I wasn't sure how far my dreams would take me or how they would end. I still couldn't afford to buy shoes for my children, their toes bunched and half-corned. My own shoes still had holes in the bottom of them. My only suit was so worn that the lining inside the jacket had withered. And, for a time, we didn't have a refrigerator and resorted to keeping our milk in a Styrofoam cooler.
But a few months after that morning when Grandmother rekindled the dream, I decided I had nothing more to lose -- except precious time. I enrolled in a junior college, which eventually led to my career as a writer, to decent work, to a proper foundation for my children -- the two youngest of the first three who live with me, the one who has come since my new marriage and my oldest son who lives in Chicago with his mother. He is 19 now, the same age I was when I got married. Lately, I've found myself looking back on those days with wonder.
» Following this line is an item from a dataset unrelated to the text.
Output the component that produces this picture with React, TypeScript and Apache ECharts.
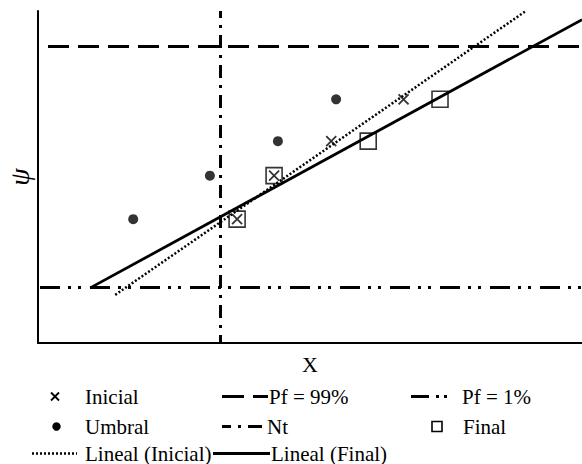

I know now that much of my own initial misgivings about the prayer group really stemmed from manly young pride. Maybe what really irked me was that these women, in the twilight of life, had a strength and power that I greatly lacked. It was a power that still believed God looked out for the souls of wayward sons and daughters whose lives had ended up in shambles.
Those morning storefront prayers taught me some things: that real faith is found not in the tangible, but in the ability to see beyond circumstances, no matter how bleak, and to observe oneself through the prism of possibility; that faith begins with the smallest seed of hope planted in a fertile heart; that it is this faith and hope that is so severely lacking in poor communities, not another government program; that poverty is a matter of the spirit. I later realized that during most of my life I wasn't poor -- just broke.
"I don't know how I made it this week," I remember testifying at True Vine one Sunday back in 1982. "I don't know how I'm going to make it. . . ."
My knees felt weak, the world all around me becoming an agonizing blur.
"You can make it brother!" a sister shouted.
"You can make it," intoned another. "Hold on to the Lord!"
The organ revved. The congregation clapped, raised their arms and voices in praise. And I began to feel the electricity.
"But I know God is going to make a way," I said, beginning to feel revived.
"His word said, weeping may endure for a night, but joy comes in the morning!" I began to leap and dance across the red carpet. Grandmother shouted, too. It wasn't long before I finally began to realize that if joy and deliverance were to come on that proverbial morning, the night wasn't even close to being over.
But at least there was hope.
John Fountain is a reporter for The Post.